As I mentioned before, I very much enjoyed revisiting some past characters. Cecilia and David (A Woman of Virtue) were there to support Giles in his time of grief. Lady Isabel Kirton, a secondary character throughout Liz Carlyle's books was mentioned early and then popped in for a cameo during the epilogue. Max (No True Gentleman) came at Giles request and put his sleuthing skills to work investigating Elias' mysterious death. He was accompanied by the scene-stealing George "Kem" Kemble, another long-time secondary character. As always, Kem was hilarious with his fussiness, and the way he can slickly get information out of almost anyone is pure genius. No wonder they want him along on investigations.:-)
A Deal with the Devil pretty much had it all: a wonderful hero and heroine, a fabulous supporting cast, some mystery and intrigue, heart-stopping romance, and a passionate love affair. Everything simply came together to make this another great read from Liz Carlyle's fertile imagination.
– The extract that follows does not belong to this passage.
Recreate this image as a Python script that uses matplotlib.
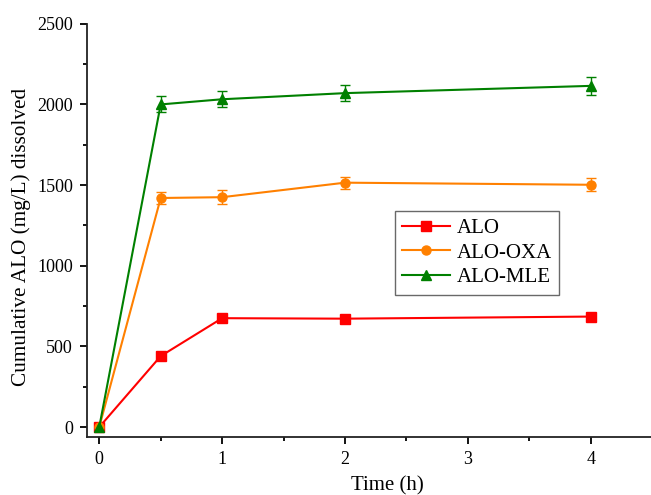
import matplotlib
matplotlib.use("Agg")
import matplotlib.pyplot as plt
from matplotlib.ticker import MultipleLocator

# data
time_h = [0, 0.5, 1, 2, 4]
alo = [0, 440, 675, 672, 685]
alo_err = [0, 15, 25, 25, 25]
alo_oxa = [0, 1420, 1425, 1515, 1502]
alo_oxa_err = [0, 35, 45, 38, 40]
alo_mle = [0, 2000, 2032, 2070, 2115]
alo_mle_err = [0, 50, 50, 50, 55]

plt.rcParams["font.family"] = ["Liberation Serif", "DejaVu Serif"]

fig = plt.figure(figsize=(6.51, 4.95), dpi=100)
ax = fig.add_axes([0.1336, 0.117, 0.8664, 0.835])

series = [
    ("ALO", alo, alo_err, "#ff0000", "s"),
    ("ALO-OXA", alo_oxa, alo_oxa_err, "#ff8000", "o"),
    ("ALO-MLE", alo_mle, alo_mle_err, "#008000", "^"),
]
handles, names = [], []
for name, y, err, col, mk in series:
    cont = ax.errorbar(time_h, y, yerr=err, color=col, marker=mk,
                       markersize=6.5, linewidth=1.5, capsize=3.5,
                       elinewidth=1.0, capthick=1.0)
    handles.append(cont[0])
    names.append(name)

ax.set_xlim(-0.1, 4.49)
ax.set_ylim(-62, 2500)
ax.xaxis.set_major_locator(MultipleLocator(1))
ax.xaxis.set_minor_locator(MultipleLocator(0.5))
ax.yaxis.set_major_locator(MultipleLocator(500))
ax.yaxis.set_minor_locator(MultipleLocator(250))

ax.spines["top"].set_visible(False)
ax.spines["right"].set_visible(False)
for s in ("left", "bottom"):
    ax.spines[s].set_linewidth(1.3)
    ax.spines[s].set_color("#222222")
ax.tick_params(which="major", direction="out", length=5, width=1.3,
               labelsize=13, pad=5)
ax.tick_params(which="minor", direction="out", length=3, width=1.3)

ax.set_xlabel("Time (h)", fontsize=15)
ax.xaxis.set_label_coords(0.532, -0.095)
ax.set_ylabel("Cumulative ALO (mg/L) dissolved", fontsize=15.3)
ax.yaxis.set_label_coords(-0.1, 0.484)

leg = ax.legend(handles, names, loc="upper left",
                bbox_to_anchor=(395 / 651, 1 - 211 / 495),
                bbox_transform=fig.transFigure, borderaxespad=0,
                fontsize=15, frameon=True, fancybox=False,
                handlelength=2.3, borderpad=0.35, labelspacing=0.25,
                handletextpad=0.3)
leg.get_frame().set_edgecolor("#444444")
leg.get_frame().set_linewidth(1.0)

fig.savefig("out.png", dpi=100)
I can't wait to continue reading her books, so I'll have to try harder to not set her aside for so long next time.
Note: Ms. Carlyle's didn't used to officially consider her books as series, but recently she began grouping them together on her website. A Deal with the Devil is now listed as book #4 in the Lorimer Family & Clan Cameron series. However, I would advise readers that Ms. Carlyle's character web is very complex, with past and future characters popping up throughout all of her books. With this in mind, it is my opinion that the reading experience would be greatly enhanced by beginning with Ms. Carlyle's first book, My False Heart, and continuing to read them in their publication order. The entire backlist, in order, can be found on her website.